An Image is Worth 16x16 Words: Transformers for Image Recognition at Scale, Dosovitskiy, Beyer, Kolesnikov, Weissenborn, Zhai, Unterthiner, Dehghani, Minderer, Heigold, Gelly, Uszkoreit, Houlsby; 2020 - Summary
 author: zayne-sprague score: 7 / 10

# The Big Idea

By splitting images into chunks and putting the chunks in a sequence, we can utilize transformers for image classification without heavy attention costs.

# Why can’t we use transformers directly on images?

• Attention for an image would require attending every pixel to every other pixel, this is too costly to do for semi-large images

# How can we avoid the large cost?

• The main intuition is that by slicing an image into chunks, we can create a sequence of small image patches to be used in the transformer.

# How is it realized?

• We can create chunks of an image into a small size (16x16 for example) and feed in each chunk as part of a sequence to the transformer

• Each chunk will be turned into a vector (flatten the channels and pixels), and passed into a linear projection (patch embedding)
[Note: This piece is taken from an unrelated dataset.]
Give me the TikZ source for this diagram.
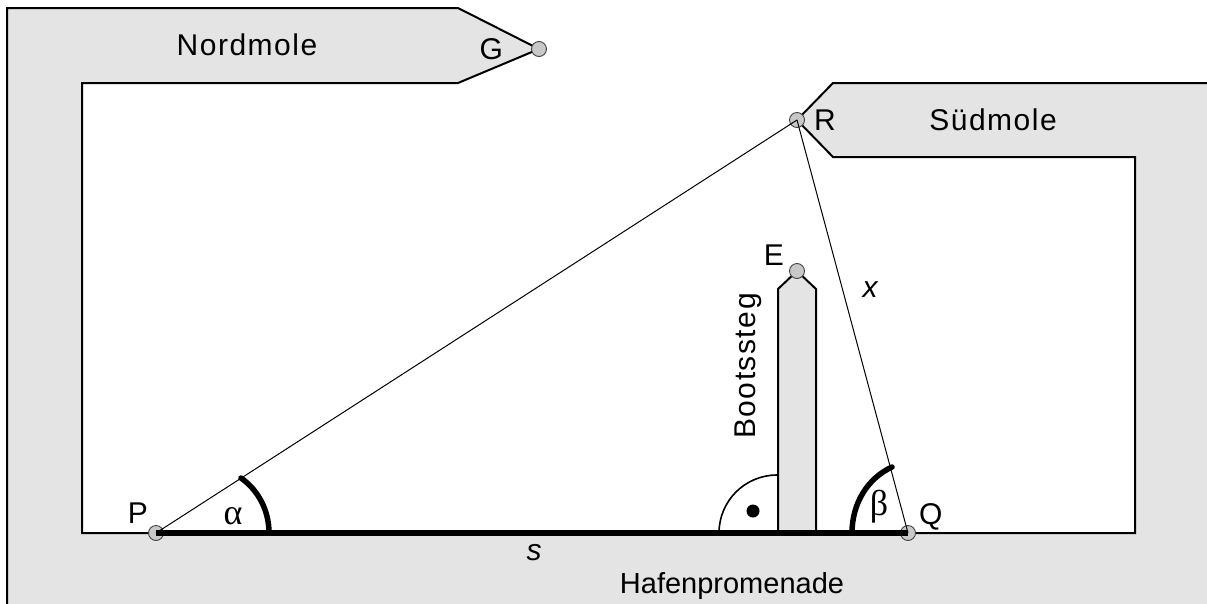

• Each patch embedding will also receive a position encoding sot he model knows where in the image the patch came from

• From here, we are able to use the transformer similar to BeRT and others (as shown below)

## Math on Image Patches

Image Definition

• $$x \in \mathbb{R}^{H x W x C}$$ where H = height, W = width, C = channels of input images, and $$x_p$$ is a sampled image

Patch Definiton

• $$x_p \in \mathbb{R}^{Nx(P^2xC)}$$ where P = size of image patch, N = $$HW/P^2$$ (number of patches depends on patch size and size of the image)

# Does it work?

• Yep! With sufficiently sized models, ViT out performs CNN based models significantly

• Multiple variants were tested, mostly varying the size of the model to be comparable with others (BiT) but also to see how good the model could get.
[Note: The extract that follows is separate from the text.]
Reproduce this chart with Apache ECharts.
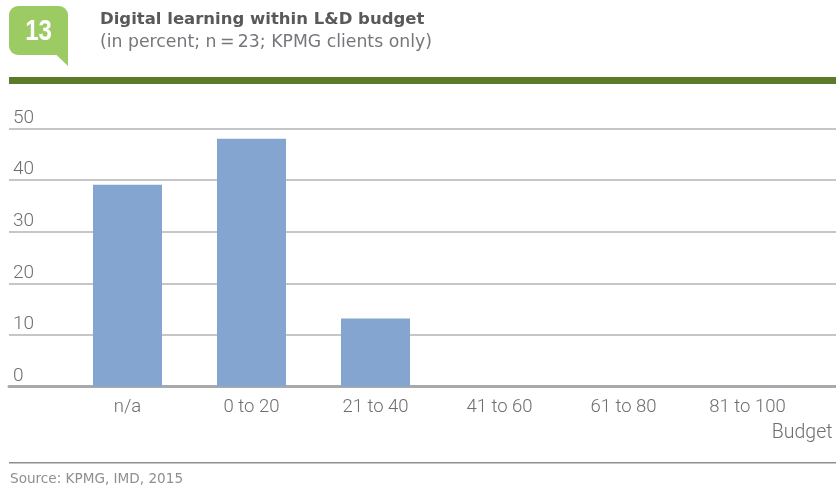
<!DOCTYPE html>
<html>
<head>
<meta charset="utf-8">
<script src="https://cdn.jsdelivr.net/npm/echarts@6/dist/echarts.min.js"></script>
<style>
  html, body { margin: 0; padding: 0; background: #ffffff; }
  #chart { width: 836px; height: 489px; }
</style>
</head>
<body>
<div id="chart"></div>
<script>
// Share of digital learning in the L&D budget (percent of respondents)
const categories = ['n/a', '0 to 20', '21 to 40', '41 to 60', '61 to 80', '81 to 100'];
const shares = [39.1, 48.0, 13.2, 0, 0, 0];
const yTicks = [0, 10, 20, 30, 40, 50];

const figureNo = '13';
const titleText = 'Digital learning within L&D budget';
const subtitleText = '(in percent; n\u2009=\u200923; KPMG clients only)';
const axisTitle = 'Budget';
const sourceText = 'Source: KPMG, IMD, 2015';

const FONT = 'Roboto, "Liberation Sans", Arial, sans-serif';
const SANS = '"Liberation Sans", Arial, sans-serif';
const WIDE = '"DejaVu Sans", "Liberation Sans", sans-serif';
const TEXT_GREY = '#6d6e71';

const chart = echarts.init(document.getElementById('chart'), null, { renderer: 'canvas' });

const yMin = yTicks[0];
const yMax = yTicks[yTicks.length - 1];
const yStep = yTicks[1] - yTicks[0];

chart.setOption({
  animation: false,
  backgroundColor: '#ffffff',
  grid: [
    // full-width grid carrying the gridlines, tick labels and base line
    { left: 9, right: 0, top: 128.5, bottom: 102.5 },
    // narrower grid carrying the bars and category labels
    { left: 65.5, right: 26.5, top: 128.5, bottom: 102.5 }
  ],
  xAxis: [
    {
      gridIndex: 0, type: 'value', min: 0, max: 1,
      axisLine: { show: true, lineStyle: { color: '#a7a9ac', width: 3 } },
      axisTick: { show: false }, axisLabel: { show: false }, splitLine: { show: false }
    },
    {
      gridIndex: 1, type: 'category', data: categories,
      axisLine: { show: false }, axisTick: { show: false },
      axisLabel: {
        margin: 11, color: TEXT_GREY, fontSize: 18.5, fontFamily: FONT, fontWeight: 300
      }
    }
  ],
  yAxis: [
    {
      gridIndex: 0, type: 'value', min: yMin, max: yMax, interval: yStep,
      axisLine: { show: false }, axisTick: { show: false },
      axisLabel: {
        inside: true, margin: 4, color: TEXT_GREY, fontSize: 19, fontFamily: FONT,
        fontWeight: 300, align: 'left', verticalAlign: 'bottom', padding: [0, 0, 1, 0]
      },
      splitLine: { show: true, lineStyle: { color: '#b1b3b5', width: 1.5 } }
    },
    {
      gridIndex: 1, type: 'value', min: yMin, max: yMax, interval: yStep, show: false,
      splitLine: { show: false }
    }
  ],
  series: [
    {
      type: 'bar', xAxisIndex: 1, yAxisIndex: 1, data: shares, barWidth: 69,
      itemStyle: { color: '#83a5d0' }, silent: true, z: 1
    }
  ],
  graphic: [
    // figure number badge
    {
      type: 'rect', shape: { x: 9, y: 6, width: 59, height: 49, r: [9, 9, 0, 9] },
      style: { fill: '#9ccb64' }
    },
    {
      type: 'polygon', shape: { points: [[56, 54.5], [68, 54.5], [68, 66]] },
      style: { fill: '#9ccb64' }
    },
    {
      type: 'text', x: 38.5, y: 31.5, scaleX: 0.8,
      style: {
        text: figureNo, fill: '#ffffff', font: 'bold 30px ' + SANS,
        align: 'center', verticalAlign: 'middle'
      }
    },
    {
      type: 'text', x: 100, y: 19.5,
      style: {
        text: titleText, fill: '#58595b', font: 'bold 16.5px ' + WIDE,
        align: 'left', verticalAlign: 'middle'
      }
    },
    {
      type: 'text', x: 100, y: 43,
      style: {
        text: subtitleText, fill: '#76777a', font: '17.3px ' + WIDE,
        align: 'left', verticalAlign: 'middle'
      }
    },
    // header rule
    {
      type: 'rect', shape: { x: 9, y: 77, width: 827, height: 7 },
      style: { fill: '#5b7b2b' }
    },
    {
      type: 'text', x: 832.5, y: 433,
      style: {
        text: axisTitle, fill: TEXT_GREY, font: '300 19.5px ' + FONT,
        align: 'right', verticalAlign: 'middle'
      }
    },
    // footer rule and source line
    {
      type: 'rect', shape: { x: 9, y: 462, width: 827, height: 1.5 },
      style: { fill: '#8d8f92' }
    },
    {
      type: 'text', x: 10, y: 479.5,
      style: {
        text: sourceText, fill: '#8d8f92', font: '13.6px ' + WIDE,
        align: 'left', verticalAlign: 'middle'
      }
    }
  ]
});
</script>
</body>
</html>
• The tables below show comparisons of classification accuracies on various benchmarks across models, as well as outline the other variants tested.

• at 2% of the training time, ViT-L is able to achieve competitive performance to BiT

• at 7% ViT-L outperforms BiTL in nearly every category

Note: JFT-300M is a dataset google made with 300million images. (This was and I think currently is still privately held)

# Why does it do so well?

• ViT Learns the basic CNN building blocks, but better!

• Far left is the linear projection layer, they look CNN convolution kernels

• Middle are the position embedding, not only do they have high weight at their corresponding location, they are also relating to patches nearby

• Far right, the Transformer learns to utilize large receptive fields (like CNNs do) as the layers increase

# So why not use ViT everywhere, where’s the catch?

• It comes down to the inductive bias of CNNs vs Transformers

• CNNs are built to find structural information (their inductive bias), where as a transformer does not have this “intuition”

• This means a transformer must be trained to pick up on structural information within images

• which means ViT fails to outperform CNNs until it receives sufficient data (data hungry / requires large datasets to train)

• Smaller datasets can actually cause the transformer to overfit, so it might be worth using a CNN in this case.

# Why not combine CNNs & Transformers (other variants)

• You can processes images with a CNN and get a feature map rather than slicing images into patches, these models were called Hybrids in the paper.

• Once you have the feature maps, you flatten them for feature vectors and apply the patch embedding to them (everything after this is the same)

• For smaller models with less training time, hybrid models outperform Transformers and Resnets, but as the models get larger – transformers outperform.

## TL;DR

• Splitting images into chunks and then embedding them as vectors allows us to use the Transformer Architecture (ViT)
• ViT learns kernel like filters and receptive fields like CNNs after sufficient training and can outperform CNN baselines
• CNNs are still better to use for small datasets